■ Task to complete: From the very first line of the data to the line containing "hours = list(range(24))", retype everything exactly, leaving the pictures behind.

--- Begin Data segment ---

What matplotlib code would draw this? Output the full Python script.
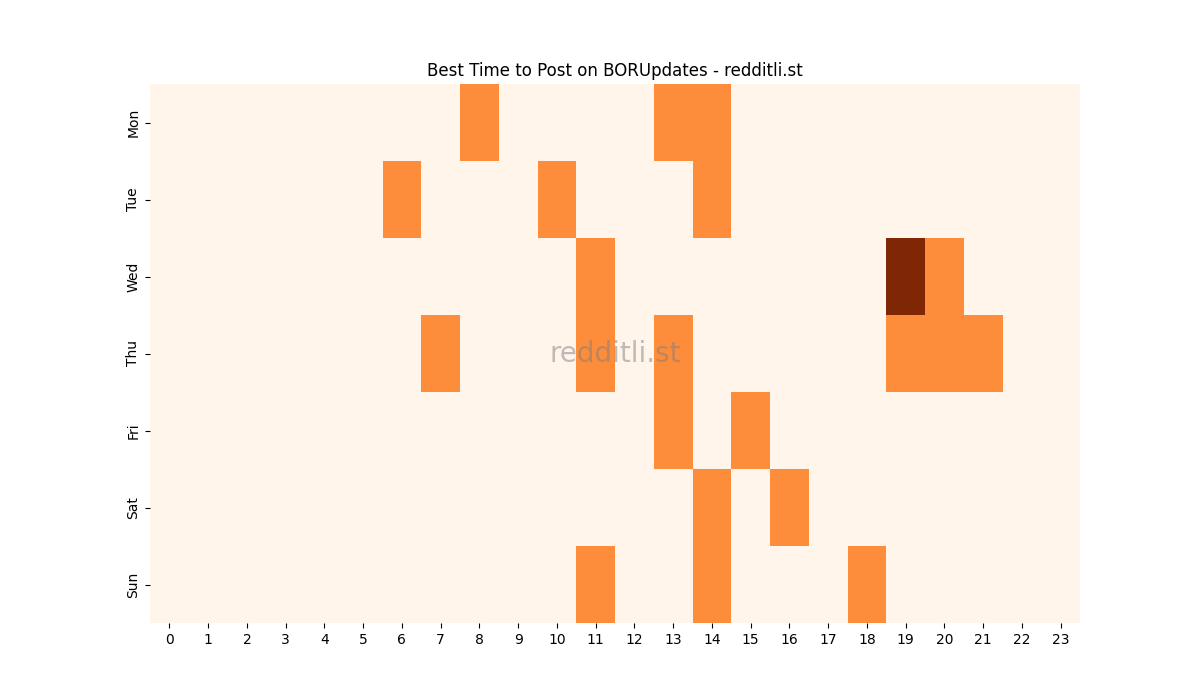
import numpy as np
import pandas as pd
import matplotlib
matplotlib.use("Agg")
import matplotlib.pyplot as plt
import seaborn as sns

days = ["Mon", "Tue", "Wed", "Thu", "Fri", "Sat", "Sun"]
hours = list(range(24))

# hour -> post count, per day (everything else is 0)
mon = {8: 1, 13: 1, 14: 1}
tue = {6: 1, 10: 1, 14: 1}
wed = {11: 1, 19: 2, 20: 1}
thu = {7: 1, 11: 1, 13: 1, 19: 1, 20: 1, 21: 1}
fri = {13: 1, 15: 1}
sat = {14: 1, 16: 1}
sun = {11: 1, 14: 1, 18: 1}

rows = [mon, tue, wed, thu, fri, sat, sun]
grid = pd.DataFrame([[r.get(h, 0) for h in hours] for r in rows], index=days, columns=hours)

fig, ax = plt.subplots(figsize=(12, 7), dpi=100)
sns.heatmap(grid, cmap="Oranges", cbar=False, ax=ax)
ax.set_title("Best Time to Post on BORUpdates - redditli.st")
ax.text(0.5, 0.5, "redditli.st", transform=ax.transAxes, ha="center", va="center",
        fontsize=20, color="gray", alpha=0.5)
plt.savefig("out.png")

--- End Data segment ---

■ Exercise solution:
What matplotlib code would draw this? Output the full Python script.
import numpy as np
import pandas as pd
import matplotlib
matplotlib.use("Agg")
import matplotlib.pyplot as plt
import seaborn as sns

days = ["Mon", "Tue", "Wed", "Thu", "Fri", "Sat", "Sun"]
hours = list(range(24))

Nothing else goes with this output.